NEW YORK, Jan. 29, 2025 (GLOBE NEWSWIRE) -- Sharps Technology, Inc. (NASDAQ: STSS) (the “Company”), an innovative medical device and pharmaceutical packaging company offering patented, best-in-class syringe products, today announced the closing of its previously announced firm commitment underwritten public offering. Gross proceeds to the Company were approximately $20.0 million, before deducting underwriting fees and other offering expenses payable by the Company. The offering closed on January 29, 2025.

The offering consisted of 14,285,714 Common Units (or Pre-Funded Units), each consisting of (i) one (1) share of Common Stock or one (1) Pre-Funded Warrant, (ii) one (1) Series A Registered Common Warrant to purchase one (1) share of Common Stock per warrant at an exercise price of $1.75 (“Series A Warrant”) and (iii) one (1) Series B Registered Common Warrant to purchase one (1) share of Common Stock per warrant at an exercise price of $1.75 (“Series B Warrant” and together with the Series A Warrant, the “Warrants”). The public offering price per Common Unit was $1.40 (or $1.3999 for each Pre-Funded Unit, which is equal to the public offering price per Common Unit sold in the offering minus an exercise price of $0.0001 per Pre-Funded Warrant). The Pre-Funded Warrants are immediately exercisable and may be exercised at any time until exercised in full. For each Pre-Funded Unit sold in the offering, the number of Common Units in the offering will be decreased on a one-for-one basis. The initial exercise price of each Series A Warrant is $1.75 per share of Common Stock. The Series A Warrants are exercisable immediately and expire 60 months after stockholder approval. The number of securities issuable under the Series A Warrants is subject to adjustment as described in more detail in the report on Form 8-K to be filed in connection with the offering. The initial exercise price of each Series B Warrant is $1.75 per share of Common Stock or pursuant to an alternative cashless exercise option. The Series B Warrants are exercisable immediately and expire 30 months after stockholder approval. The number of securities issuable under the Series B Warrants is subject to adjustment as described in more detail in the report on Form 8-K to be filed in connection with the offering.
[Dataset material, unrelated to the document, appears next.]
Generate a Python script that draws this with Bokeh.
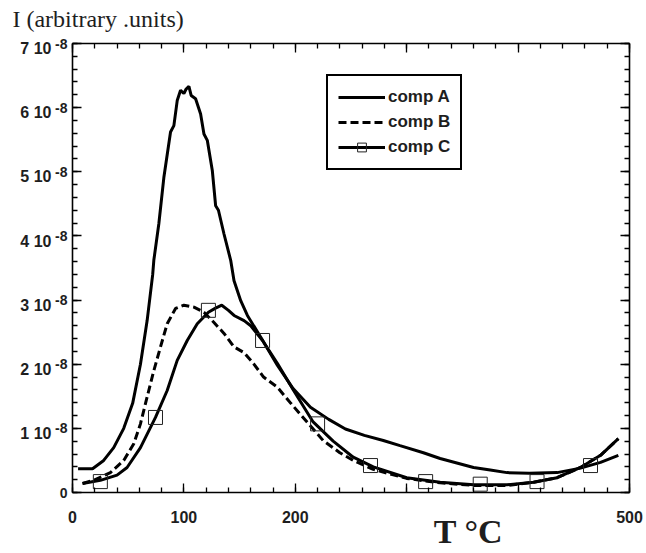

Solely to cover over-allotments, if any, the Company granted Aegis Capital Corp. (“Aegis”) a 45-day option to purchase additional shares of Common Stock and/or Warrants of (i) up to 15.0% of the number of shares of Common Stock sold in the offering, (ii) up to 15.0% of the number of Series A Warrants sold in the offering and (iii) up to 15.0% of the number of Series B Warrants sold in the offering. The purchase price per additional share of Common Stock is equal to the public offering price of one Common Unit (less $0.00001 allocated to each full Warrant), less the underwriting discount. The purchase price per additional Warrant is $0.00001. On January 29, 2025, Aegis exercised its over-allotment option with respect to 2,142,857 Series A Warrants and 2,142,857 Series B Warrants.